When the economy isn’t doing well and people are worried about inflation, collectibles get a lot more attention. People are told that the collectibles are great investments, holding their value against inflation and conventional financial markets.
But you need to be very careful before venturing into collectibles. My first rule is that a collectible shouldn’t be considered an investment. It’s a hobby or interest from which you might make a profit if you do everything right. In any collectibles market you’re going up against people who are extremely well-versed in all the nuances of the field. They know that very small differences between items can make a big difference in value, and they know exactly what those differences are.

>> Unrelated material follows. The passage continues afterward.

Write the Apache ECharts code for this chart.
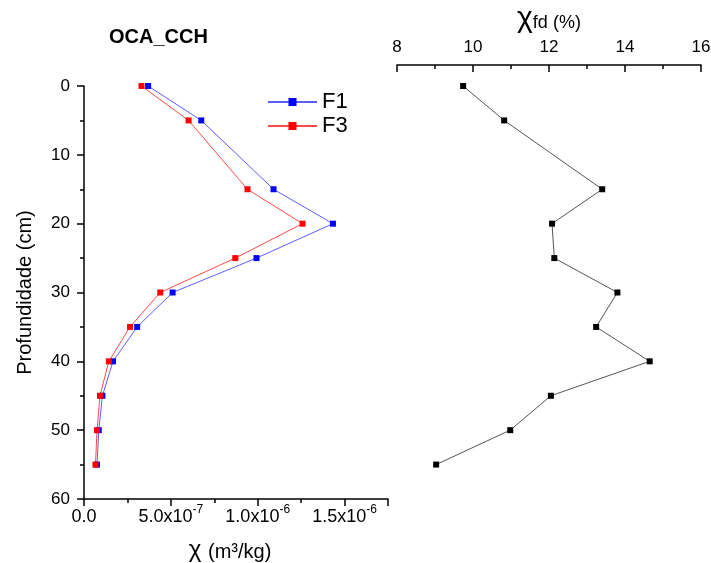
<!DOCTYPE html>
<html>
<head>
<meta charset="utf-8">
<script src="https://cdn.jsdelivr.net/npm/echarts@6/dist/echarts.min.js"></script>
<style>
  html, body { margin: 0; padding: 0; background: #fff; }
  #main { width: 711px; height: 563px; }
</style>
</head>
<body>
<div id="main"></div>
<script>
// profundidade (cm)
var depth = [0, 5, 15, 20, 25, 30, 35, 40, 45, 50, 55];
// susceptibilidade (m3/kg)
var f1 = [3.69e-7, 6.75e-7, 1.091e-6, 1.433e-6, 9.93e-7, 5.10e-7, 3.06e-7, 1.67e-7, 1.06e-7, 8.5e-8, 7.5e-8];
var f3 = [3.31e-7, 6.02e-7, 9.41e-7, 1.258e-6, 8.71e-7, 4.39e-7, 2.65e-7, 1.43e-7, 9.2e-8, 7.5e-8, 6.6e-8];
// chi fd (%)
var chiFd = [9.74, 10.82, 13.40, 12.08, 12.14, 13.80, 13.24, 14.65, 12.05, 10.98, 9.03];

function pares(xs) {
  return xs.map(function (v, i) { return [v, depth[i]]; });
}

var myChart = echarts.init(document.getElementById('main'));
var fonte = 'Liberation Sans, Arial, sans-serif';

option = {
  backgroundColor: '#fff',
  animation: false,
  textStyle: { fontFamily: fonte, color: '#000' },
  title: {
    text: 'OCA_CCH',
    left: 104,
    top: 22,
    textStyle: { fontSize: 20, fontWeight: 'bold', color: '#000', fontFamily: fonte }
  },
  legend: {
    orient: 'vertical',
    left: 262,
    top: 86,
    itemWidth: 49,
    itemHeight: 10,
    itemGap: 2,
    textStyle: { fontSize: 22, color: '#000' },
    data: ['F1', 'F3']
  },
  grid: [
    { left: 84, top: 86, width: 304, height: 413, containLabel: false, outerBoundsMode: 'none' },
    // a grade da direita começa no eixo do topo (y = 65)
    { left: 397, top: 65, width: 304, height: 434, containLabel: false, outerBoundsMode: 'none' }
  ],
  xAxis: [{
    gridIndex: 0,
    type: 'value',
    min: 0,
    max: 1.75e-6,
    interval: 5e-7,
    splitLine: { show: false },
    axisLine: { onZero: false, lineStyle: { color: '#000', width: 1.5 } },
    axisTick: { inside: false, length: 7, lineStyle: { color: '#000', width: 1.5 } },
    minorTick: { show: true, splitNumber: 2, length: 4, lineStyle: { color: '#000', width: 1.5 } },
    axisLabel: {
      margin: 5,
      showMaxLabel: false,
      formatter: function (v) {
        if (v === 0) return '{b|0.0}';
        if (v > 1.6e-6) return '';
        var e = Math.floor(Math.log10(v) + 1e-9);
        var m = v / Math.pow(10, e);
        return '{b|' + m.toFixed(1) + 'x10}{sup|' + e + '}';
      },
      rich: {
        b: { fontSize: 18, fontFamily: fonte, color: '#000', verticalAlign: 'bottom', lineHeight: 22 },
        sup: { fontSize: 12, fontFamily: fonte, color: '#000', verticalAlign: 'top', lineHeight: 22 }
      }
    },
    name: '{chi|χ}  {b|(m³/kg)}',
    nameLocation: 'middle',
    nameGap: 37,
    nameTextStyle: {
      padding: [0, 12, 0, 0],
      rich: {
        chi: { fontSize: 24, fontFamily: fonte, color: '#000', verticalAlign: 'bottom', lineHeight: 26 },
        b: { fontSize: 20, fontFamily: fonte, color: '#000', verticalAlign: 'bottom', lineHeight: 26 }
      }
    }
  }, {
    gridIndex: 1,
    type: 'value',
    position: 'top',
    min: 8,
    max: 16,
    interval: 2,
    splitLine: { show: false },
    axisLine: { onZero: false, lineStyle: { color: '#000', width: 1.5 } },
    axisTick: { inside: true, length: 7, lineStyle: { color: '#000', width: 1.5 } },
    minorTick: { show: true, splitNumber: 2, length: 4, lineStyle: { color: '#000', width: 1.5 } },
    axisLabel: { margin: 9, color: '#000', fontSize: 17 },
    name: '{chi|χ}{fd|fd (%)}',
    nameLocation: 'middle',
    nameGap: 25,
    nameTextStyle: {
      rich: {
        chi: { fontSize: 30, fontFamily: fonte, color: '#000', verticalAlign: 'middle', lineHeight: 32 },
        fd: { fontSize: 18, fontFamily: fonte, color: '#000', verticalAlign: 'middle', lineHeight: 32, padding: [8, 0, 0, 0] }
      }
    }
  }],
  yAxis: [{
    gridIndex: 0,
    type: 'value',
    inverse: true,
    min: 0,
    max: 60,
    interval: 10,
    splitLine: { show: false },
    axisLine: { onZero: false, lineStyle: { color: '#000', width: 1.5 } },
    axisTick: { inside: false, length: 7, lineStyle: { color: '#000', width: 1.5 } },
    minorTick: { show: true, splitNumber: 2, length: 4, lineStyle: { color: '#000', width: 1.5 } },
    axisLabel: { margin: 14, color: '#000', fontSize: 17 },
    name: 'Profundidade (cm)',
    nameLocation: 'middle',
    nameGap: 49,
    nameTextStyle: { fontSize: 20, color: '#000' }
  }, {
    gridIndex: 1,
    type: 'value',
    inverse: true,
    // 21 px acima da profundidade 0, na mesma escala (413 px / 60 cm)
    min: -3.05,
    max: 60,
    show: false
  }],
  series: [{
    name: 'F1',
    type: 'line',
    xAxisIndex: 0,
    yAxisIndex: 0,
    symbol: 'rect',
    symbolSize: 6,
    itemStyle: { color: '#0000ff' },
    lineStyle: { color: '#5c5cff', width: 1 },
    data: pares(f1)
  }, {
    name: 'F3',
    type: 'line',
    xAxisIndex: 0,
    yAxisIndex: 0,
    symbol: 'rect',
    symbolSize: 6,
    itemStyle: { color: '#ff0000' },
    lineStyle: { color: '#ff4a4a', width: 1 },
    data: pares(f3)
  }, {
    name: 'chiFd',
    type: 'line',
    xAxisIndex: 1,
    yAxisIndex: 1,
    symbol: 'rect',
    symbolSize: 6,
    itemStyle: { color: '#000' },
    lineStyle: { color: '#555', width: 1 },
    data: pares(chiFd)
  }]
};

myChart.setOption(option);
</script>
</body>
</html>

Even sharp, well-advised people can get taken in the collectibles market. Consider this story about an experienced, billionaire wine-collector who purchased a number of fake bottles of wine. The story has some good advice about how to approach a collectibles market.
Koch didn’t attend the auction but sent a wine consultant, acting on his behalf, to purchase 2,669 bottles of wine at a total cost of $3.7 million. In the process the connoisseur, who is #329 on the Forbes Billionaires list, added to his collection some fine trophy wines that lived up to the catalog’s billing of “the best of the best.” What he didn’t realize at the time was that he had also acquired 24 fakes.
One was a magnum (a 1.5-litre bottle) of 1921 Château Petrus for which Koch paid $29,500 at the Zachys auction. It turned out to be a deftly assembled fake, manufactured by a former perfumer who went into the wine counterfeiting business. His recipe: add fragrance and flavor to 1957 Château Petrus; re-bottle and re-cork; then top it off with a capsule and a custom-manufactured label. Voila!